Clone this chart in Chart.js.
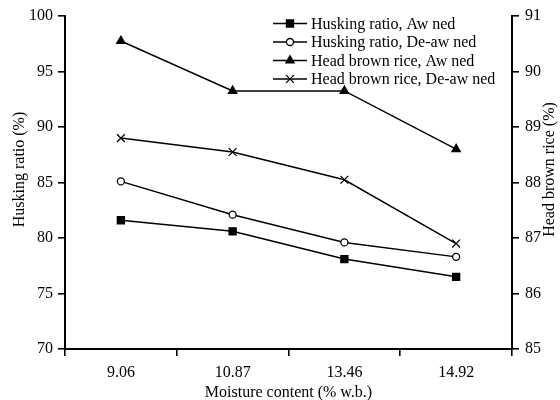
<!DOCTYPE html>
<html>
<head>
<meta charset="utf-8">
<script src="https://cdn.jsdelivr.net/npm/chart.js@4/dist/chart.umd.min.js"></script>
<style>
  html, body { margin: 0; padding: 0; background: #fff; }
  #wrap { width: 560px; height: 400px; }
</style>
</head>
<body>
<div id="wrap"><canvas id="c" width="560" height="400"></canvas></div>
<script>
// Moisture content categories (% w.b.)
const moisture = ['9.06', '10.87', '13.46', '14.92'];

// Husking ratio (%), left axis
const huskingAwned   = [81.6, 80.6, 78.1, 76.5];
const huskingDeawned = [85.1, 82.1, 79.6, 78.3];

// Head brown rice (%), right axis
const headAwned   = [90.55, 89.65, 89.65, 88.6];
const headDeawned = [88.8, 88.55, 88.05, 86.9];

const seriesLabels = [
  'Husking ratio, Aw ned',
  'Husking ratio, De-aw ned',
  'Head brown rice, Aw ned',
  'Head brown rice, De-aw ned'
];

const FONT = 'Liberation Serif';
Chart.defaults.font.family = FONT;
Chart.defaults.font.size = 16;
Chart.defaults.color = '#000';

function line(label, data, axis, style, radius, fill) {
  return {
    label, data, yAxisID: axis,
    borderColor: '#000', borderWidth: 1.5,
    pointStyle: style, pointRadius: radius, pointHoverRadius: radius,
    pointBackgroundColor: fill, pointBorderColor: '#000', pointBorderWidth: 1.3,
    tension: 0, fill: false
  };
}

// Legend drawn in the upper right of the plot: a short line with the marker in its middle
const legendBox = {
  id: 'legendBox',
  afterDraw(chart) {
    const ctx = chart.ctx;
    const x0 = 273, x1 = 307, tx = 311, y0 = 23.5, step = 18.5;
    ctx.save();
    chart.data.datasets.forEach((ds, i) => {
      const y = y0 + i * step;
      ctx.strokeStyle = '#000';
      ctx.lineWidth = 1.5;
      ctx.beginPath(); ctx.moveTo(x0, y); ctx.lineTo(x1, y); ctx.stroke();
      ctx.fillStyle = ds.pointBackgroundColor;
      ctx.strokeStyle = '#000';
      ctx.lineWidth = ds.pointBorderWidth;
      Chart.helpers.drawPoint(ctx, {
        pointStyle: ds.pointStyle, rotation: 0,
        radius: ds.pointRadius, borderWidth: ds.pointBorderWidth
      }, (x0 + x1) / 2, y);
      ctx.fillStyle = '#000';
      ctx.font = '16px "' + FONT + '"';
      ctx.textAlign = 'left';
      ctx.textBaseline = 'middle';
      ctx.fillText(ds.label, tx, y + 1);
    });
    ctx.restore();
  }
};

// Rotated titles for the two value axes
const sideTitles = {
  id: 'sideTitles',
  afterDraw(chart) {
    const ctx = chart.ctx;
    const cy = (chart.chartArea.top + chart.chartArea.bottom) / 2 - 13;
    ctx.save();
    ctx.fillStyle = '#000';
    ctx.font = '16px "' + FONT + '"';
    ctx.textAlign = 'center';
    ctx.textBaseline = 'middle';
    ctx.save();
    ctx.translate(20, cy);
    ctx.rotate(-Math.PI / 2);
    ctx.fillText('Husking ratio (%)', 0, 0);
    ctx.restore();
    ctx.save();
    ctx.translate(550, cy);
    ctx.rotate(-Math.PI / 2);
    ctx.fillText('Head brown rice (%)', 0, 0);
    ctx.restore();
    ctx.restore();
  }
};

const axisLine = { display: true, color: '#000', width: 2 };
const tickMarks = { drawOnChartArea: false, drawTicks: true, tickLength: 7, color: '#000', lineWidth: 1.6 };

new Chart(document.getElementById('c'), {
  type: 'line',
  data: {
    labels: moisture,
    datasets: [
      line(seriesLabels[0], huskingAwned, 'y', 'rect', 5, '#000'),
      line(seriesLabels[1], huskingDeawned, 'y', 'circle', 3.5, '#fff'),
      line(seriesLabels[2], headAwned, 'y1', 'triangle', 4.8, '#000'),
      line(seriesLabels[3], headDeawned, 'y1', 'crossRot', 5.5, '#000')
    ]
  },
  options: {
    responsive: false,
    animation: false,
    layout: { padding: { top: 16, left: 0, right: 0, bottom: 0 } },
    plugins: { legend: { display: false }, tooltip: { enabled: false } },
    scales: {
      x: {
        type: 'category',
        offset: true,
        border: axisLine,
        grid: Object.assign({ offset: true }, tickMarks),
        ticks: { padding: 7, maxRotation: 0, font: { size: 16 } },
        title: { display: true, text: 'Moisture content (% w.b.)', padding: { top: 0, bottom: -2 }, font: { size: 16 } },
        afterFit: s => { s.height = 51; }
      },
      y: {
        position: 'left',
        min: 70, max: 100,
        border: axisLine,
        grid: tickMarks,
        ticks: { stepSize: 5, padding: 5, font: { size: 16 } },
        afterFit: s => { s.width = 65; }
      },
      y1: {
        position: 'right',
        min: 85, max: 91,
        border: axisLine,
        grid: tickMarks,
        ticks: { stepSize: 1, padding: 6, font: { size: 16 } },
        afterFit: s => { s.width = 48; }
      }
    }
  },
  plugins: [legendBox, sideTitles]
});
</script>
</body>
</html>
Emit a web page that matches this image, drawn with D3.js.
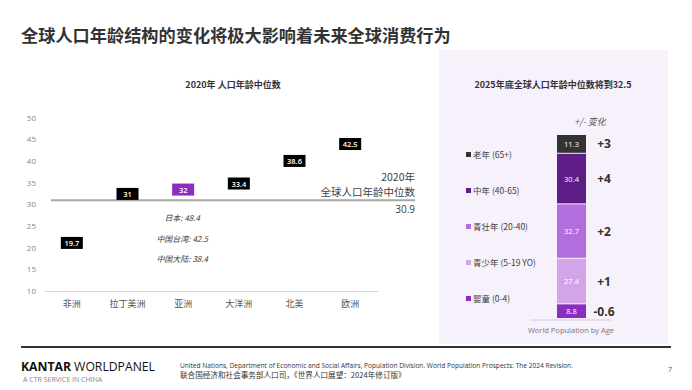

__________

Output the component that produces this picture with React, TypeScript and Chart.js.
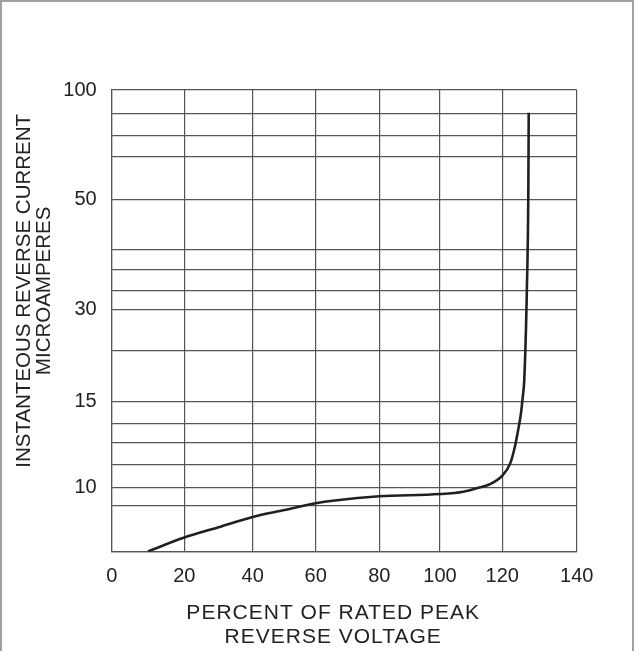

__________

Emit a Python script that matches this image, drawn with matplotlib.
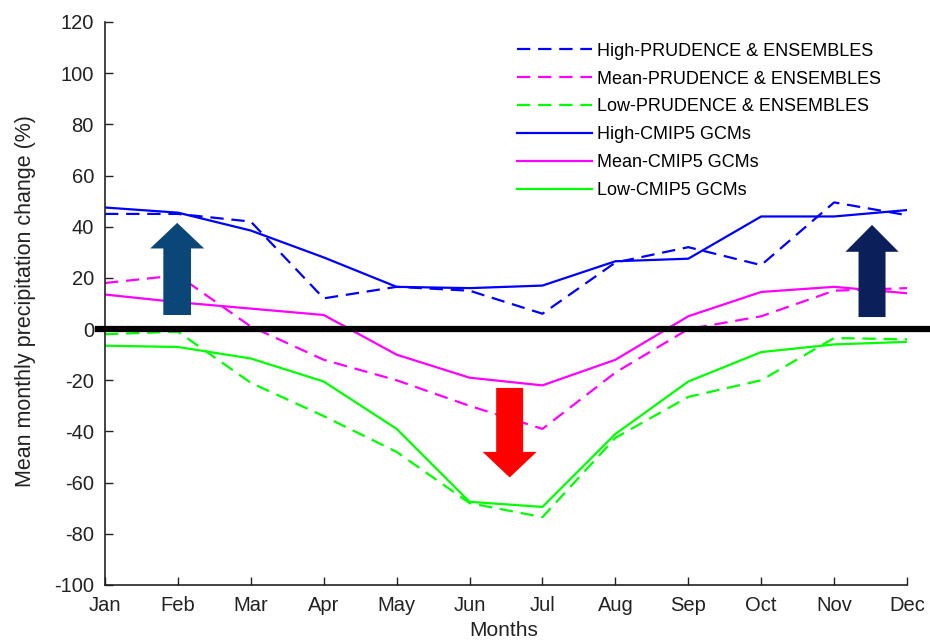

__________

### [What needs to be done]
Copy each line above where the string "image" occurs.

### [Result of the exercise]
Emit a web page that matches this image, drawn with D3.js.
Emit a Python script that matches this image, drawn with matplotlib.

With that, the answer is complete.